Cleveland Indians: Omar Vizquel deserves to be in the Hall of Fame

Cleveland Indians, Omar Vizquel

Cleveland Indians’ shortstop Omar Vizquel (Photo by HEATHER HALL / AFP) (Photo by HEATHER HALL/AFP via Getty Images)

Being on the Hall of Fame ballot for the fourth time, former Cleveland Indians shortstop Omar Vizquel deserves to be inducted in 2021.

Anyone who watched the Cleveland Indians during the 1990s and the early 2000s knows that Omar Vizquel should be in the Major League Baseball Hall of Fame. An acrobat at the shortstop position, Vizquel made plays that seemed impossible look routine, doing so across 24 seasons for six teams. However, he spent the most time in an Indians’ uniform, playing from the Tribe for 11 seasons from 1994 until 2004, including all three of his All-Star appearances.

The knock against Omar Vizquel and his case for the Hall of Fame is that his offensive numbers didn’t exactly match his defensive prowess. Despite being an All-Star just three time in his career, Vizquel was awarded the Gold Glove for shortstop 11 times during his major league tenure, including a streak of nine straight that spanned from 1993, his last season in Seattle, until 2001.

Adding to his defensive resume, Vizquel maintained a .985 fielding percentage over the length of his career at shortstop while turning 1,734 doubles plays. He also played 76 games at second base during his career, committing just one error on 280 chances.

To put it into perspective, Ozzie Smith, regarded as one of the best shortstops of all-time and a 15-time Gold Glove winner, had a .978 career fielding percentage, seven points lower than Vizquel’s. Inducted into the Hall of Fame in 2002, Smith had more All-Star appearances and a Silver Slugger award to go with his defensive abilities as well.

So if offense is the difference, how far back is Vizquel? Well, for his career, Vizquel was rather average at the plate, maybe a little above. His slash line was .272/.336/.352 with just 80 home runs, but he was able to drive in 951 RBI while stealing 404 bases and drawing 1,028 walks. However, the more impressive offensive stat for Vizquel was his bunting.

Batting second behind Kenny Lofton for a solid chunk of his time with the Cleveland Indians, Omar Vizquel became lethal when it came to bunting Lofton over or just a bunt in general. Over his career, Vizquel led all of baseball in sacrifice bunts on four occasions, three of which came with the Indians. Over his career, he totaled 256.

What could hold Vizquel back from the Hall of Fame is that his two best attributes on the field don’t really show up on the stat sheet too well. Being a defensive dominant player with the ability to bunt doesn’t necessarily light up the scoreboard or fill the stat sheet, but it can be the difference in games.

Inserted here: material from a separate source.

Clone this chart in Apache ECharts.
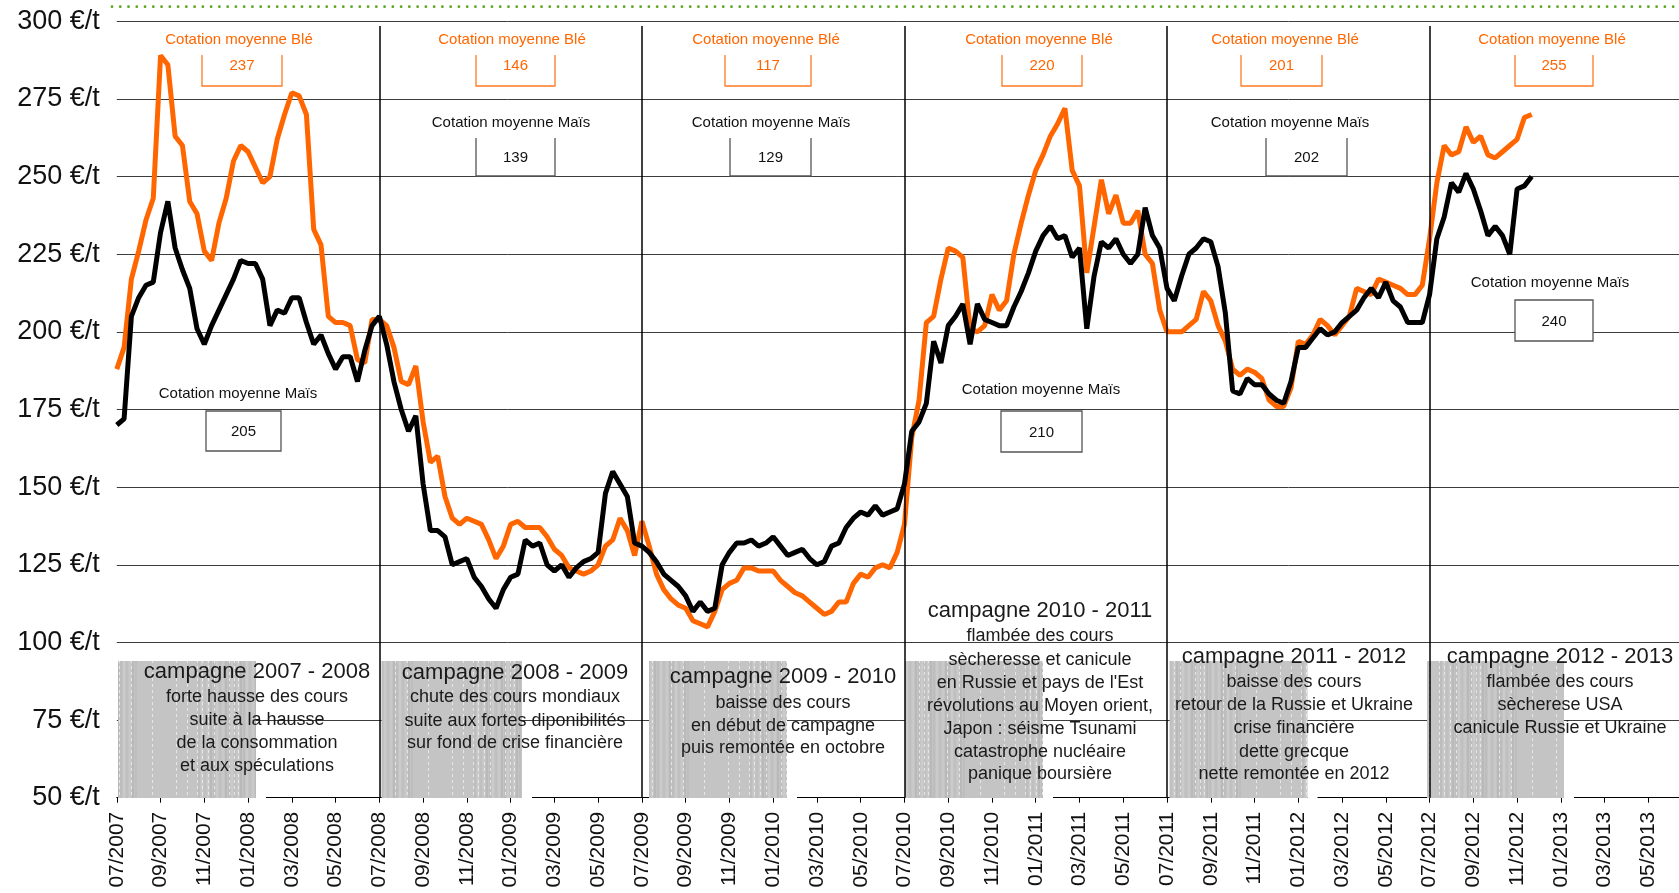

For Omar Vizquel, this year will mark his fourth time on the Hall of Fame ballot and each year he has moved closer to the 75% of ballots needed to be inducted. This past year he received 52.6%, fourth among those that didn’t make it. Only Curt Schilling, Roger Clemens and Barry Bonds received more ballots without making it to 75% and they will all be entering their ninth season on the ballot this year.

In an offseason where it might be hard for fans of the Cleveland Indians to find positives to focus on, the induction of Omar Vizquel could be a big bright spot should he receive the necessary votes. To the eye, Vizquel should be a shoe-in to the Hall of Fame. What he did while in the field was beyond incredible. Today, we refer to them as “Web Gems,” but for Vizquel they were nearly an every day occurrence.

The downside is that it isn’t an eye test for the Hall of Fame. Stats play into it more than anything and that’s what is holding Vizquel back. While he was incredible at shortstop, he was just above average at the plate overall. What he did well with a bat in his hand is rarely looked at in terms of Hall of Fame voting.

In a year where big names are few and far between on the ballot, perhaps more voters will take a closer look at Vizquel. However, after one of the first Hall of Fame ballots came back blank, that might be a harder argument than some would think.  The blank ballot came from the same voter that only marked Derek Jeter last year.

As for Omar Vizquel, there is no question that he deserves to be in the Hall of Fame. To do what he did, for as long as he did, is an incredible feat in any sport. He still has time to make it, but 2021 should be the year he receives the call.